■ PROMPT ■
Your task is to copy the listing exactly, with the pictures left out.

■ DATA PROVIDED ■
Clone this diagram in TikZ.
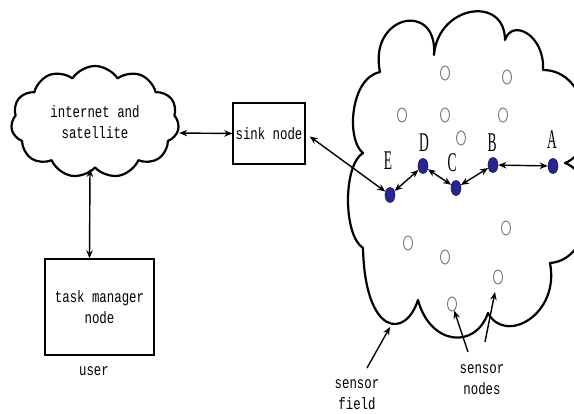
\documentclass[tikz,border=0pt]{standalone}
\usepackage{fontspec}
\usetikzlibrary{shapes.geometric,shapes.symbols,arrows.meta}
\newfontfamily\cnfont{Liberation Mono}[FakeStretch=0.75]
\newfontfamily\ltfont{Liberation Serif}[FakeStretch=0.5]
\definecolor{dotblue}{RGB}{38,38,140}
\definecolor{hollow}{RGB}{125,125,125}
\tikzset{
  txt/.style={font=\cnfont\fontsize{16.5}{21}\selectfont, align=center, inner sep=0pt},
  lbl/.style={font=\ltfont\fontsize{27}{27}\selectfont, inner sep=0pt},
  boxnode/.style={draw, line width=1.4pt, inner sep=0pt, font=\cnfont\fontsize{16.5}{21}\selectfont, align=center},
  cloudline/.style={line width=2.2pt, line join=round},
  arr/.style={{Stealth[length=8pt,width=6.5pt]}-{Stealth[length=8pt,width=6.5pt]}, line width=1.4pt},
  sarr/.style={-{Stealth[length=8pt,width=6.5pt]}, line width=1.4pt},
  bdot/.style={ellipse, fill=dotblue, draw=dotblue!70!black, line width=0.6pt, minimum width=10pt, minimum height=15pt, inner sep=0pt},
  hdot/.style={ellipse, draw=hollow, line width=1pt, minimum width=9pt, minimum height=14pt, inner sep=0pt},
}
\begin{document}
\begin{tikzpicture}[x=1pt,y=-1pt]
\useasboundingbox (0,0) rectangle (574,414);
% big sensor-field cloud
\begin{scope}
\clip (0,0) rectangle (574,414);
\draw[cloudline] (363,153) .. controls (346,140) and (350,78) .. (380,72)
  .. controls (368,15) and (438,0) .. (434,55)
  .. controls (438,5) and (505,-5) .. (505,40)
  .. controls (512,18) and (545,35) .. (543,70)
  .. controls (590,70) and (600,150) .. (565,163)
  .. controls (600,175) and (595,260) .. (550,263)
  .. controls (560,315) and (505,345) .. (488,313)
  .. controls (475,350) and (430,345) .. (418,300)
  .. controls (405,340) and (365,335) .. (363,248)
  .. controls (343,235) and (343,165) .. cycle;
\end{scope}
% small cloud
\node[cloud, draw, cloudline, cloud puffs=11, cloud puff arc=115, aspect=1.5,
      minimum width=168pt, minimum height=112pt, inner sep=0pt,
      font=\cnfont\fontsize{16.5}{21}\selectfont, align=center] (inet) at (95,122) {internet and\\satellite};
% boxes
\node[boxnode, minimum width=72pt, minimum height=61pt] (sink) at (269,133.5) {sink node};
\node[boxnode, minimum width=109pt, minimum height=96pt] (task) at (99.5,307) {task manager\\node};
\node[txt] (user) at (94,371) {user};
% hollow sensor nodes
\node[hdot] (h1) at (445,73) {};
\node[hdot] (h2) at (507,77) {};
\node[hdot] (h3) at (402,115) {};
\node[hdot] (h4) at (445,115) {};
\node[hdot] (h5) at (503,115) {};
\node[hdot] (h6) at (461,138) {};
\node[hdot] (h7) at (506,228) {};
\node[hdot] (h8) at (408,243) {};
\node[hdot] (h9) at (445,257) {};
\node[hdot] (h10) at (498,277) {};
\node[hdot] (h11) at (452,304) {};
% path nodes
\node[bdot] (E) at (390,195) {};
\node[bdot] (D) at (423,166) {};
\node[bdot] (C) at (456,188) {};
\node[bdot] (B) at (493,165) {};
\node[bdot] (A) at (553,166) {};
\node[lbl] (lE) at (388,161) {E};
\node[lbl] (lD) at (424,143) {D};
\node[lbl] (lC) at (452,163) {C};
\node[lbl] (lB) at (492,143) {B};
\node[lbl] (lA) at (552,140) {A};
% connectors
\draw[arr] ([yshift=-11pt]inet.east) -- (sink.west);
\draw[arr] ([xshift=-5pt]inet.south) -- ([xshift=-10pt]task.north);
\draw[arr, shorten <=5pt] (sink.east) -- (E);
\draw[arr] (E) -- (D);
\draw[arr] (D) -- (C);
\draw[arr] (C) -- (B);
\draw[arr] (B) -- (A);
% annotation labels
\node[txt] (sf) at (357,395) {sensor\\field};
\node[txt] (sn) at (482,379.5) {sensor\\nodes};
\coordinate (sft) at (367,368);
\coordinate (sfe) at (390,327);
\coordinate (snt1) at (468,352);
\coordinate (snt2) at (485,342);
\draw[sarr] (sft) -- (sfe);
\draw[sarr] (snt1) -- (h11);
\draw[sarr, shorten >=8pt] (snt2) -- (h10);
\end{tikzpicture}
\end{document}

■ THE COMPLETED TASK ■
Clone this diagram in TikZ.
\documentclass[tikz,border=0pt]{standalone}
\usepackage{fontspec}
\usetikzlibrary{shapes.geometric,shapes.symbols,arrows.meta}
\newfontfamily\cnfont{Liberation Mono}[FakeStretch=0.75]
\newfontfamily\ltfont{Liberation Serif}[FakeStretch=0.5]
\definecolor{dotblue}{RGB}{38,38,140}
\definecolor{hollow}{RGB}{125,125,125}
\tikzset{
  txt/.style={font=\cnfont\fontsize{16.5}{21}\selectfont, align=center, inner sep=0pt},
  lbl/.style={font=\ltfont\fontsize{27}{27}\selectfont, inner sep=0pt},
  boxnode/.style={draw, line width=1.4pt, inner sep=0pt, font=\cnfont\fontsize{16.5}{21}\selectfont, align=center},
  cloudline/.style={line width=2.2pt, line join=round},
  arr/.style={{Stealth[length=8pt,width=6.5pt]}-{Stealth[length=8pt,width=6.5pt]}, line width=1.4pt},
  sarr/.style={-{Stealth[length=8pt,width=6.5pt]}, line width=1.4pt},
  bdot/.style={ellipse, fill=dotblue, draw=dotblue!70!black, line width=0.6pt, minimum width=10pt, minimum height=15pt, inner sep=0pt},
  hdot/.style={ellipse, draw=hollow, line width=1pt, minimum width=9pt, minimum height=14pt, inner sep=0pt},
}
\begin{document}
\begin{tikzpicture}[x=1pt,y=-1pt]
\useasboundingbox (0,0) rectangle (574,414);
% big sensor-field cloud
\begin{scope}
\clip (0,0) rectangle (574,414);
\draw[cloudline] (363,153) .. controls (346,140) and (350,78) .. (380,72)
  .. controls (368,15) and (438,0) .. (434,55)
  .. controls (438,5) and (505,-5) .. (505,40)
  .. controls (512,18) and (545,35) .. (543,70)
  .. controls (590,70) and (600,150) .. (565,163)
  .. controls (600,175) and (595,260) .. (550,263)
  .. controls (560,315) and (505,345) .. (488,313)
  .. controls (475,350) and (430,345) .. (418,300)
  .. controls (405,340) and (365,335) .. (363,248)
  .. controls (343,235) and (343,165) .. cycle;
\end{scope}
% small cloud
\node[cloud, draw, cloudline, cloud puffs=11, cloud puff arc=115, aspect=1.5,
      minimum width=168pt, minimum height=112pt, inner sep=0pt,
      font=\cnfont\fontsize{16.5}{21}\selectfont, align=center] (inet) at (95,122) {internet and\\satellite};
% boxes
\node[boxnode, minimum width=72pt, minimum height=61pt] (sink) at (269,133.5) {sink node};
\node[boxnode, minimum width=109pt, minimum height=96pt] (task) at (99.5,307) {task manager\\node};
\node[txt] (user) at (94,371) {user};
% hollow sensor nodes
\node[hdot] (h1) at (445,73) {};
\node[hdot] (h2) at (507,77) {};
\node[hdot] (h3) at (402,115) {};
\node[hdot] (h4) at (445,115) {};
\node[hdot] (h5) at (503,115) {};
\node[hdot] (h6) at (461,138) {};
\node[hdot] (h7) at (506,228) {};
\node[hdot] (h8) at (408,243) {};
\node[hdot] (h9) at (445,257) {};
\node[hdot] (h10) at (498,277) {};
\node[hdot] (h11) at (452,304) {};
% path nodes
\node[bdot] (E) at (390,195) {};
\node[bdot] (D) at (423,166) {};
\node[bdot] (C) at (456,188) {};
\node[bdot] (B) at (493,165) {};
\node[bdot] (A) at (553,166) {};
\node[lbl] (lE) at (388,161) {E};
\node[lbl] (lD) at (424,143) {D};
\node[lbl] (lC) at (452,163) {C};
\node[lbl] (lB) at (492,143) {B};
\node[lbl] (lA) at (552,140) {A};
% connectors
\draw[arr] ([yshift=-11pt]inet.east) -- (sink.west);
\draw[arr] ([xshift=-5pt]inet.south) -- ([xshift=-10pt]task.north);
\draw[arr, shorten <=5pt] (sink.east) -- (E);
\draw[arr] (E) -- (D);
\draw[arr] (D) -- (C);
\draw[arr] (C) -- (B);
\draw[arr] (B) -- (A);
% annotation labels
\node[txt] (sf) at (357,395) {sensor\\field};
\node[txt] (sn) at (482,379.5) {sensor\\nodes};
\coordinate (sft) at (367,368);
\coordinate (sfe) at (390,327);
\coordinate (snt1) at (468,352);
\coordinate (snt2) at (485,342);
\draw[sarr] (sft) -- (sfe);
\draw[sarr] (snt1) -- (h11);
\draw[sarr, shorten >=8pt] (snt2) -- (h10);
\end{tikzpicture}
\end{document}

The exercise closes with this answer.